- _Directions_: In the entries below, the lines from the one with "What React, TypeScript" through the one with "Arial, Helvetica, sans-serif';" are to be copied exactly; both ends count.

* Start Input for this task *

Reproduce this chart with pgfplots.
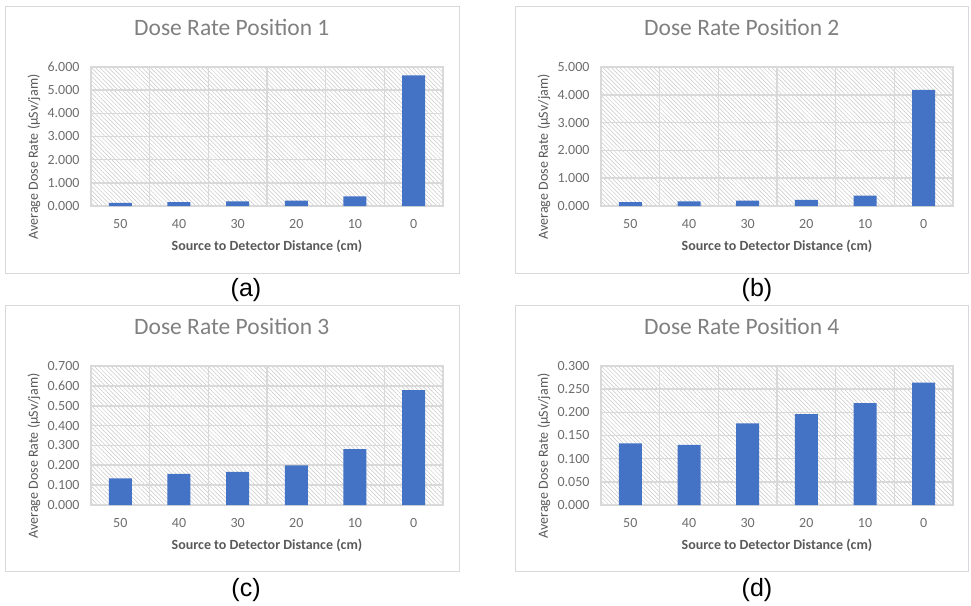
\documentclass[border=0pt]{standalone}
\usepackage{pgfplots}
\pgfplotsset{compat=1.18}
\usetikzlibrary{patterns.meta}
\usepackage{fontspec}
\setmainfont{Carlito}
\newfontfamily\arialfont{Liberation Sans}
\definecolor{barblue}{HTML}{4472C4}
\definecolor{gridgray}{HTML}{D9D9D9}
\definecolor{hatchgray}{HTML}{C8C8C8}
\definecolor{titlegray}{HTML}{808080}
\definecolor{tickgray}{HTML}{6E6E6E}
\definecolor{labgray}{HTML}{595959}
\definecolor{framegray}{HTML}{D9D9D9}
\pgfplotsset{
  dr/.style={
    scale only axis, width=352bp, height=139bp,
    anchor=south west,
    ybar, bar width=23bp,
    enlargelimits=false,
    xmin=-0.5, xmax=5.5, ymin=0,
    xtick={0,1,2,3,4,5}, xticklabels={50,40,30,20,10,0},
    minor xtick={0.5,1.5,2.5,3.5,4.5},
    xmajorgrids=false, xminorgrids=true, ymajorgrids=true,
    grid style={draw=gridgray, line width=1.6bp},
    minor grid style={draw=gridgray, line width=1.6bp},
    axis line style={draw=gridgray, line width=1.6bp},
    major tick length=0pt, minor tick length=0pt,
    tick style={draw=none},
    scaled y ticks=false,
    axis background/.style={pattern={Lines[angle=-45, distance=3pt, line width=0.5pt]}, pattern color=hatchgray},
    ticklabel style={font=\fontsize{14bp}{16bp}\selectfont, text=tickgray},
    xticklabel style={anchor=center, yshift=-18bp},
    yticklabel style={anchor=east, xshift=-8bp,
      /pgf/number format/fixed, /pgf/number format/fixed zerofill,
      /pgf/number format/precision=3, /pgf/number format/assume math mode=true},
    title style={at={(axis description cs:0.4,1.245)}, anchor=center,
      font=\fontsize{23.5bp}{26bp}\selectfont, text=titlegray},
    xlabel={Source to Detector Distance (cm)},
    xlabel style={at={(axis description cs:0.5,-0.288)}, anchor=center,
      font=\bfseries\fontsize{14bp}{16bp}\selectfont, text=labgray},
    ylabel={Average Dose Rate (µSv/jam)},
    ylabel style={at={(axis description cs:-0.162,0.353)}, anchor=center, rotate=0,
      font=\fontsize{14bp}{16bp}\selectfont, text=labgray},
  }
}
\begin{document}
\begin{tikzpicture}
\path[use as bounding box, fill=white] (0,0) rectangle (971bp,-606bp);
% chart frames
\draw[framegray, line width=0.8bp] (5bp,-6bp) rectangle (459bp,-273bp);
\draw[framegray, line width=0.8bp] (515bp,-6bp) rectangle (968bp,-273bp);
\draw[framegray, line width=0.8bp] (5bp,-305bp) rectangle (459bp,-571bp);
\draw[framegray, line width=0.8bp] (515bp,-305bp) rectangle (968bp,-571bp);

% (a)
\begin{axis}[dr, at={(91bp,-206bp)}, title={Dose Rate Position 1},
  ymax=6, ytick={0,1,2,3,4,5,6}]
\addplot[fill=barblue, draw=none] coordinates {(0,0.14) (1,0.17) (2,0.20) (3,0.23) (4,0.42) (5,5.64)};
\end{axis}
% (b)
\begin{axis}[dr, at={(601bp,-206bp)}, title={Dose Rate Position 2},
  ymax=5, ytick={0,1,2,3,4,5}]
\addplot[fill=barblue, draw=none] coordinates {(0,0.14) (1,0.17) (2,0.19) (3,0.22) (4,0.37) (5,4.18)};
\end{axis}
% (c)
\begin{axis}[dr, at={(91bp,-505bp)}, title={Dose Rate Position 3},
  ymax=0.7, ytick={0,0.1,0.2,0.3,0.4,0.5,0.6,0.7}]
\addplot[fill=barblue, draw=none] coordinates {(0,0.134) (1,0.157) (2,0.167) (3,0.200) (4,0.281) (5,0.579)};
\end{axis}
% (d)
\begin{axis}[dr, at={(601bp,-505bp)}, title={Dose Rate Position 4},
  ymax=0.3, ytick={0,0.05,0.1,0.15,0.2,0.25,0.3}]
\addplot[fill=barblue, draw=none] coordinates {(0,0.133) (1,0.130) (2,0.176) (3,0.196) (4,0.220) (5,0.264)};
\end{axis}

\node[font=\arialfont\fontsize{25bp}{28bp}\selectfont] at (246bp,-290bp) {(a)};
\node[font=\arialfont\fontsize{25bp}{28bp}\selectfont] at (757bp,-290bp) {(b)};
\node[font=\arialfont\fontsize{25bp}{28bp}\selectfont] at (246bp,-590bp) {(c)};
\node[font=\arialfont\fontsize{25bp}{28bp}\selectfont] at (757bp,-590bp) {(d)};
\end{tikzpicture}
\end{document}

* End Input for this task *
* Start Input for this task *

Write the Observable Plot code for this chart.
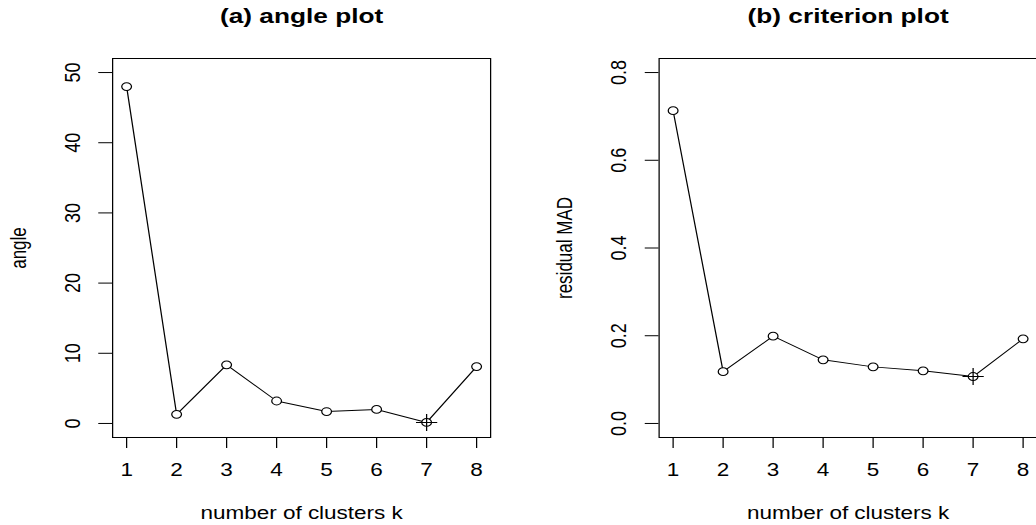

* End Input for this task *
* Start Input for this task *

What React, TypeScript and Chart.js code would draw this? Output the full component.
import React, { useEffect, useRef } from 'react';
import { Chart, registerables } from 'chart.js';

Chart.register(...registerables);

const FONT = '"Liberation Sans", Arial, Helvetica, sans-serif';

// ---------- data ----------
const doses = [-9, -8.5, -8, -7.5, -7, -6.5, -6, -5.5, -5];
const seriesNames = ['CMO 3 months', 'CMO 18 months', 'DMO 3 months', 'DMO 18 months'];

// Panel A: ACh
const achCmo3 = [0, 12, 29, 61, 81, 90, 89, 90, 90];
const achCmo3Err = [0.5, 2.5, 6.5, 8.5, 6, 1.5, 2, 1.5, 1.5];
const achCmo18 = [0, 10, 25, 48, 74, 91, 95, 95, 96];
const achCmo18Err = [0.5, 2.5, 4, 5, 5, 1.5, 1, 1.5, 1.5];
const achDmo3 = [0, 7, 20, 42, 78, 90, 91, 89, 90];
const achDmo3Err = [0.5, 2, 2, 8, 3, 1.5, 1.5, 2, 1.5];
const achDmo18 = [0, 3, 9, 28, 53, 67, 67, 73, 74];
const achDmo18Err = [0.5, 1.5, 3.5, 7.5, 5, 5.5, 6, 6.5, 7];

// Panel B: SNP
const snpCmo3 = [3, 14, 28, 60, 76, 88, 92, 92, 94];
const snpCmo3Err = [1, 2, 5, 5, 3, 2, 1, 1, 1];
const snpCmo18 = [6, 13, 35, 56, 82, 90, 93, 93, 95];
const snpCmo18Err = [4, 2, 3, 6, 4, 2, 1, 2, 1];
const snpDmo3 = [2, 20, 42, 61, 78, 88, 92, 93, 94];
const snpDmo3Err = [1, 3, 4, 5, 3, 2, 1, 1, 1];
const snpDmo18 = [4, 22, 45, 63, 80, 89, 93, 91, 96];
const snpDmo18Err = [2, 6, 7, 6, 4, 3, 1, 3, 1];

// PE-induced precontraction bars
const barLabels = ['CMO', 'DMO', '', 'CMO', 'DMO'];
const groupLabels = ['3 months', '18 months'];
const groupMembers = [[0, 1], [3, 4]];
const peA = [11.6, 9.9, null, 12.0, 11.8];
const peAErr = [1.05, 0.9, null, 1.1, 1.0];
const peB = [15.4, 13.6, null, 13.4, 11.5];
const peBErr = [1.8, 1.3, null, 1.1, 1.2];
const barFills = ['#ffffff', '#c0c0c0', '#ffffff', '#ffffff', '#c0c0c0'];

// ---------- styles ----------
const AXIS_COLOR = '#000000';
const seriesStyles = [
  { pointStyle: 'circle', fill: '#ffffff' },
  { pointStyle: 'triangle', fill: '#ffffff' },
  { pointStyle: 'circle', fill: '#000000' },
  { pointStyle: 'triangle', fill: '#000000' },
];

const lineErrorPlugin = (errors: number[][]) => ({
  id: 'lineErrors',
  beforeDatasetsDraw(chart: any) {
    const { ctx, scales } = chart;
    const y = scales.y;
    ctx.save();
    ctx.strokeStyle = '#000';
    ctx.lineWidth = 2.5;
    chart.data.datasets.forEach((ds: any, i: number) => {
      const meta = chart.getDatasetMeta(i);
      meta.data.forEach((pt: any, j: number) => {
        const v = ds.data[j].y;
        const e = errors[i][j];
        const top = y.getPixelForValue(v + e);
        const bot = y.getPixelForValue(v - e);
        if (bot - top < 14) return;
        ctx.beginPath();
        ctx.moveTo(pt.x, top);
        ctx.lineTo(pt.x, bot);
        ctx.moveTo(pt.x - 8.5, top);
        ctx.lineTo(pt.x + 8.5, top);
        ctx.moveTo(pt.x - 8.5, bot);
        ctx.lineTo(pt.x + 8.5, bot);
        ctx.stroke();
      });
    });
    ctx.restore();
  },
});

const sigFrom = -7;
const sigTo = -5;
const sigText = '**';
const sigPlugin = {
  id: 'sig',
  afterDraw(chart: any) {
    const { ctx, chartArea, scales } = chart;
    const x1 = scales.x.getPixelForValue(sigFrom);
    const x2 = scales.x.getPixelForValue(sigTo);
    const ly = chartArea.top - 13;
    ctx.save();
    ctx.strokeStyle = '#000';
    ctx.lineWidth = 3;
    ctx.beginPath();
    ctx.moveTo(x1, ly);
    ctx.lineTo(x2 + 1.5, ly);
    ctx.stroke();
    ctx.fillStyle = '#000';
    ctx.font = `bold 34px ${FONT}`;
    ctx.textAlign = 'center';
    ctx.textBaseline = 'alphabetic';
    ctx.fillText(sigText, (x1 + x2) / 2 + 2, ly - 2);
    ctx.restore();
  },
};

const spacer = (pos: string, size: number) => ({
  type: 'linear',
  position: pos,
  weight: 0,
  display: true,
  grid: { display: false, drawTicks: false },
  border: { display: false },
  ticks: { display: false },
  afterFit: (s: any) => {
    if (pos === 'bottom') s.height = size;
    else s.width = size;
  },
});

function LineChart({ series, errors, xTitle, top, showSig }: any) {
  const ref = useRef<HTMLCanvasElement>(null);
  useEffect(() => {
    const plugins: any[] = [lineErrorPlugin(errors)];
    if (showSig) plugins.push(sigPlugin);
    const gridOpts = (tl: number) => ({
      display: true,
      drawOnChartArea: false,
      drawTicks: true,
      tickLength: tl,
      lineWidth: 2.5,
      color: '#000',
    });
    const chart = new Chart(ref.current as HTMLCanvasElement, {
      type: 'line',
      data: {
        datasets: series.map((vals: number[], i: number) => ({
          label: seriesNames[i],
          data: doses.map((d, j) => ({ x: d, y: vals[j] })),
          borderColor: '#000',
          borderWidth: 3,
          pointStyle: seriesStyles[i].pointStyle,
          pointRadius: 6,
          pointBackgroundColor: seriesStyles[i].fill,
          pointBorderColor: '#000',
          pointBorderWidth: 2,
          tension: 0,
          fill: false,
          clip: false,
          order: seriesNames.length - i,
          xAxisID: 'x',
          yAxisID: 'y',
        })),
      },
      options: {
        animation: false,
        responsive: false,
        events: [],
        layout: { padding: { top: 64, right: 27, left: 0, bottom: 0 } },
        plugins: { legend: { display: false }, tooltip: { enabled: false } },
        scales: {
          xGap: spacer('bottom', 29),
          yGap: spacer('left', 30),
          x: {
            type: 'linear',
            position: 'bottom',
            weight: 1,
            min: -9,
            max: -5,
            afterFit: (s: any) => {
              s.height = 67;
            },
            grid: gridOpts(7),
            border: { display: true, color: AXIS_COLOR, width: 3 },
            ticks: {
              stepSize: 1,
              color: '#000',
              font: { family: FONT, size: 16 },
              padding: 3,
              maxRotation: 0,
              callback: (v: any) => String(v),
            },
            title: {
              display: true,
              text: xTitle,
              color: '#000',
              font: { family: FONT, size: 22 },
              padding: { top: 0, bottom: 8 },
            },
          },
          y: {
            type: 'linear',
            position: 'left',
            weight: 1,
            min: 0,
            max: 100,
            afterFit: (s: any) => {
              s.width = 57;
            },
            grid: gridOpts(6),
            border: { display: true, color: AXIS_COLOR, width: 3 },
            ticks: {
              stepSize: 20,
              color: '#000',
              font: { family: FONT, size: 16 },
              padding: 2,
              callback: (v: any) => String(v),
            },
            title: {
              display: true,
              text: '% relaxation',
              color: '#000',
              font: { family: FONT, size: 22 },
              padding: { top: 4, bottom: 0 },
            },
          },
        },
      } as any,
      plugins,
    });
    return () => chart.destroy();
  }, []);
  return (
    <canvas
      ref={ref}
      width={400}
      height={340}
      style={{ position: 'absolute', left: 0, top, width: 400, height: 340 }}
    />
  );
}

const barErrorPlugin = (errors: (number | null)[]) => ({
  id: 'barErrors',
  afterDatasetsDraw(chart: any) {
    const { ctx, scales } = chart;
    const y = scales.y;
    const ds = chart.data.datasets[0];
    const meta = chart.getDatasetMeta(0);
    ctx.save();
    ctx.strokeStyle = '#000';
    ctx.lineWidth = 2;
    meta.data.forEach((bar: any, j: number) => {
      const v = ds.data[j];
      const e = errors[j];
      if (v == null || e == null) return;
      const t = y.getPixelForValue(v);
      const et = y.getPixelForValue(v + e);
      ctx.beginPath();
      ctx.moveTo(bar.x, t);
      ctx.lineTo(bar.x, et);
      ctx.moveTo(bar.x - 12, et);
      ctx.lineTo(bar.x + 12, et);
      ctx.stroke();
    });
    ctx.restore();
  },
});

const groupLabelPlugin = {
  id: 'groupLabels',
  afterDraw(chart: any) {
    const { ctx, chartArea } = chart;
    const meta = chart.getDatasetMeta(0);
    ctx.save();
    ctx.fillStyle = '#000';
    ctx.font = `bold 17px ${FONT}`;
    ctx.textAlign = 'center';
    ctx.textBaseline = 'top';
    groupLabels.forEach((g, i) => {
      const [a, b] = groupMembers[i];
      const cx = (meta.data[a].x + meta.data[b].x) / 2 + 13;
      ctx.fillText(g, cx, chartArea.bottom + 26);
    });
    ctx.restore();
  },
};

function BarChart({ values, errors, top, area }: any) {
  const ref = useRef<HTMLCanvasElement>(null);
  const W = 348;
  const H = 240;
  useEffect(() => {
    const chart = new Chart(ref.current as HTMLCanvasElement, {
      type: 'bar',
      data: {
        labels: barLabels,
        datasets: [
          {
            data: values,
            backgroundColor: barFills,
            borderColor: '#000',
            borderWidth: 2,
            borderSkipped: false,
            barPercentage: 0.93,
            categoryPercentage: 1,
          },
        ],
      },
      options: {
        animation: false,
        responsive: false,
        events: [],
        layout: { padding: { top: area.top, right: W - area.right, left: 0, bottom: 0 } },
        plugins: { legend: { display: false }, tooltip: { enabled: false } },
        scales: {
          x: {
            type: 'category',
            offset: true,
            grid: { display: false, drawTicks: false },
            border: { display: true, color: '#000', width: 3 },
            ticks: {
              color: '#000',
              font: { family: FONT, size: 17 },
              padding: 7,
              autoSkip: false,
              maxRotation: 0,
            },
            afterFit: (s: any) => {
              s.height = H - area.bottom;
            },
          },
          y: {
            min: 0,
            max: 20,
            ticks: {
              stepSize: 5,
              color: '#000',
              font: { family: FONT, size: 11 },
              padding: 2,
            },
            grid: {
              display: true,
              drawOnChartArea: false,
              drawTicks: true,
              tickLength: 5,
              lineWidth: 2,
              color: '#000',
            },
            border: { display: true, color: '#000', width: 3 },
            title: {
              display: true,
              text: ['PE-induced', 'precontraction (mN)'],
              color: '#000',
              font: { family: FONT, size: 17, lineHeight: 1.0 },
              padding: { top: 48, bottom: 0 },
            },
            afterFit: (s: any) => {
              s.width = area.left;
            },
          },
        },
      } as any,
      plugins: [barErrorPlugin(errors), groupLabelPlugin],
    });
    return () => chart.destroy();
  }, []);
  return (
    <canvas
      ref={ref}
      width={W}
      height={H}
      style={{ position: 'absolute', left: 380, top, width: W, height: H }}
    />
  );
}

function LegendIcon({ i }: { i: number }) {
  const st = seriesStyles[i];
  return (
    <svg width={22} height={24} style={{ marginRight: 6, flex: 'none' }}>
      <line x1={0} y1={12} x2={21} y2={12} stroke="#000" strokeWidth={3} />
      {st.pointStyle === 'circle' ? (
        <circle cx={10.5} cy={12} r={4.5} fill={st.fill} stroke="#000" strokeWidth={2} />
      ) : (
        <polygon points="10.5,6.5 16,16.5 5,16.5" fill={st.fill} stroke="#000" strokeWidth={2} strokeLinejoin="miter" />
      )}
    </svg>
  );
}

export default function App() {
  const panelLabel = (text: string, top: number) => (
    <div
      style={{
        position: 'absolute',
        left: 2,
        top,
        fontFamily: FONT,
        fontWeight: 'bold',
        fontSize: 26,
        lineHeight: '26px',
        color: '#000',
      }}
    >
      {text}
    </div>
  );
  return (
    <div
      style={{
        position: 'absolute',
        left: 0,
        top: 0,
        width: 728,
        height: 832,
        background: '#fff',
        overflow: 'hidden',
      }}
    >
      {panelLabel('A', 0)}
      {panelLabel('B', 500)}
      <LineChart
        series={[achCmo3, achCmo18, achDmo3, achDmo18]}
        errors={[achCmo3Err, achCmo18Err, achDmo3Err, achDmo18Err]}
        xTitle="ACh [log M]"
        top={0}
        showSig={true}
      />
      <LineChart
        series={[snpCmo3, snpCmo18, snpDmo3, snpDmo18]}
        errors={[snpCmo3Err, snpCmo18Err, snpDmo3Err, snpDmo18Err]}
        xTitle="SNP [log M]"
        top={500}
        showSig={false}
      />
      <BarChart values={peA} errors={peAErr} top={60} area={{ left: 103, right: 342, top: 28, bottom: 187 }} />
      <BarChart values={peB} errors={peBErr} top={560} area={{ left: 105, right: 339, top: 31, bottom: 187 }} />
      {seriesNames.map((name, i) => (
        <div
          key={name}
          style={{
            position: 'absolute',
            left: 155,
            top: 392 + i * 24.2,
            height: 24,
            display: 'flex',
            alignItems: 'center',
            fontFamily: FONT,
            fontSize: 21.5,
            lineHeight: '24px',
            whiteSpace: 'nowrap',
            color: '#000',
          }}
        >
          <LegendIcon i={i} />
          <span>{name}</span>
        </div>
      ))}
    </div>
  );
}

* End Input for this task *

- _Solution to this problem_:
What React, TypeScript and Chart.js code would draw this? Output the full component.
import React, { useEffect, useRef } from 'react';
import { Chart, registerables } from 'chart.js';

Chart.register(...registerables);

const FONT = '"Liberation Sans", Arial, Helvetica, sans-serif';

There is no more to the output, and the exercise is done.